Some could face bankruptcy from the legal fees alone, say people with knowledge of the suit. The models have intimated in court papers, and in two related suits in New York State Supreme Court, that if they can't collect from the agencies themselves, they'll go after the personal assets of some of the biggest names in the modeling industry, like Dieter Esch, the head of Wilhelmina; John Casablancas, the founder of Elite; and the Ford family, which started Ford Models.
"It would mean a wholesale Chapter 11 bankruptcy filing for everyone," said Heinz Holba, the president of New York Model Management and one of the few Manhattan agency heads not involved in the litigation. There have already been casualties since the suit was filed in 2002. The New York branch of Elite, the global modeling agency that manages Lauren Bush and Paulina Porizkova, filed for bankruptcy in February, in part, the agency said, because of roughly US$1.5 million in legal fees incurred in defending itself against the suit. Pillard, who said she has filed for personal bankruptcy in part because of her legal bills in the case, called the lawsuit "idiotic."

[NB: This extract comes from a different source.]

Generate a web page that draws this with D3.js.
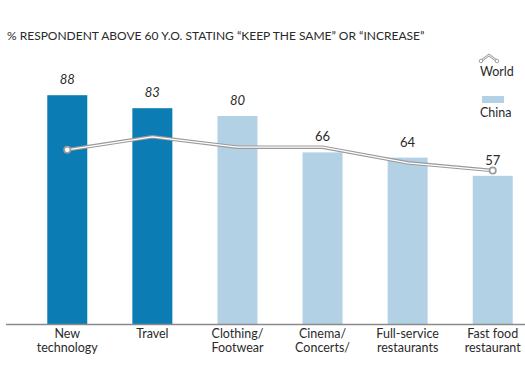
<!doctype html>
<html>
<head>
<meta charset="UTF-8">
<script src="https://d3js.org/d3.v7.min.js"></script>
<style>
  body { margin: 0; background: #fff; }
  text { font-family: Lato, "Open Sans", sans-serif; fill: #2a2a2a; }
</style>
</head>
<body>
<div id="graph"></div>
<script>
// data
var categories = [["New", "technology"], ["Travel"], ["Clothing/", "Footwear"], ["Cinema/", "Concerts/"], ["Full-service", "restaurants"], ["Fast food", "restaurant"]];
var chinaValues = [88, 83, 80, 66, 64, 57];
var worldValues = [67, 72, 68, 68, 62, 59];
var highlight = [true, true, false, false, false, false];

var w = 525, h = 375;
var svg = d3.select("#graph").append("svg")
    .attr("width", w)
    .attr("height", h);

var x = d3.scaleBand()
    .domain(d3.range(categories.length))
    .range([26, 534])
    .paddingInner(0.53)
    .paddingOuter(0.25);

var y = d3.scaleLinear()
    .domain([0, 100])
    .range([324, 64]);

var dark = "#0b7db4", light = "#b3d1e5";

svg.append("text")
    .attr("x", 7).attr("y", 40)
    .style("font-size", "12px")
    .text("% RESPONDENT ABOVE 60 Y.O. STATING \u201CKEEP THE SAME\u201D OR \u201CINCREASE\u201D");

// bars
svg.selectAll(".bar")
    .data(chinaValues)
    .enter().append("rect")
    .attr("class", "bar")
    .attr("x", function(d, i) { return x(i); })
    .attr("y", function(d) { return y(d); })
    .attr("width", x.bandwidth())
    .attr("height", function(d) { return y(0) - y(d); })
    .attr("fill", function(d, i) { return highlight[i] ? dark : light; });

// value labels
svg.selectAll(".val")
    .data(chinaValues)
    .enter().append("text")
    .attr("class", "val")
    .attr("x", function(d, i) { return x(i) + x.bandwidth() / 2; })
    .attr("y", function(d) { return y(d) - 11; })
    .attr("text-anchor", "middle")
    .style("font-size", "13px")
    .style("font-style", function(d, i) { return i < 3 ? "italic" : "normal"; })
    .text(function(d) { return d; });

// axis line
svg.append("line")
    .attr("x1", 6).attr("x2", w)
    .attr("y1", y(0) + 0.5).attr("y2", y(0) + 0.5)
    .style("stroke", "#8a8a8a")
    .style("stroke-width", 1.5);

// category labels
var labels = svg.selectAll(".cat")
    .data(categories)
    .enter().append("text")
    .attr("class", "cat")
    .attr("text-anchor", "middle")
    .style("font-size", "12.5px")
    .attr("transform", function(d, i) { return "translate(" + (x(i) + x.bandwidth() / 2) + ",338)"; });
labels.selectAll("tspan")
    .data(function(d) { return d; })
    .enter().append("tspan")
    .attr("x", 0)
    .attr("dy", function(d, i) { return i === 0 ? 0 : 14; })
    .text(function(d) { return d; });

// world line
var line = d3.line()
    .x(function(d, i) { return x(i) + x.bandwidth() / 2; })
    .y(function(d) { return y(d); });

svg.append("path")
    .datum(worldValues)
    .attr("d", line)
    .style("fill", "none")
    .style("stroke", "#9a9a9a")
    .style("stroke-width", 3.5);
svg.append("path")
    .datum(worldValues)
    .attr("d", line)
    .style("fill", "none")
    .style("stroke", "#fff")
    .style("stroke-width", 1.2);

var ends = [0, worldValues.length - 1];
svg.selectAll(".end")
    .data(ends)
    .enter().append("circle")
    .attr("cx", function(i) { return x(i) + x.bandwidth() / 2; })
    .attr("cy", function(i) { return y(worldValues[i]); })
    .attr("r", 3.2)
    .style("fill", "#fff")
    .style("stroke", "#9a9a9a")
    .style("stroke-width", 1.6);

// legend
var legIcon = d3.line()([[481, 61], [489, 55], [497, 61]]);
svg.append("path").attr("d", legIcon)
    .style("fill", "none").style("stroke", "#a0a0a0").style("stroke-width", 2.5);
svg.append("path").attr("d", legIcon)
    .style("fill", "none").style("stroke", "#fff").style("stroke-width", 0.8);
svg.append("circle").attr("cx", 481).attr("cy", 61).attr("r", 1.8)
    .style("fill", "#fff").style("stroke", "#a0a0a0");
svg.append("circle").attr("cx", 497).attr("cy", 61).attr("r", 1.8)
    .style("fill", "#fff").style("stroke", "#a0a0a0");
svg.append("text").attr("x", 480).attr("y", 76)
    .style("font-size", "12.5px").text("World");

svg.append("rect").attr("x", 482).attr("y", 96).attr("width", 22).attr("height", 7)
    .attr("fill", light);
svg.append("text").attr("x", 480).attr("y", 117)
    .style("font-size", "12.5px").text("China");
</script>
</body>
</html>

"We have never cheated any models out of anything," she said. "It's totally wrong and ridiculous."
Two weeks ago, IMG, the giant entertainment agency known mostly for its representation of athletes, settled with the plaintiffs for more than US$11 million, according to a source familiar with the settlement. Linda Dozoretz, a spokeswoman for IMG, confirmed the settlement but declined to comment on the US$11 million figure. The settlement may have been motivated by a provision in antitrust cases that makes defendants with money responsible for the damages incurred by co-defendants who have gone broke.
The case is so sprawling -- it has involved 10 different modeling agencies, and because it is a class-action suit, potentially thousands of models -- that most major figures in the Manhattan modeling industry are in some way involved.
And nearly everyone in the fashion world has an opinion.
The agencies' defenders say that for the most part modeling firms are low-margin mom and pop operations that cannot even afford liability insurance, and they paint the small group of models who originally brought the suit as embittered by stalled careers.
"I'm so offended by these models doing this," said Bruce Weber, the fashion photographer. "I know some of them. It depresses me so much that there's this bitterness from people who were never really able to do well in this business. That's what this is from."
The models' sympathizers say that the industry is known for its rapacious attitude toward vulnerable young people, and that it has long lacked professionalism.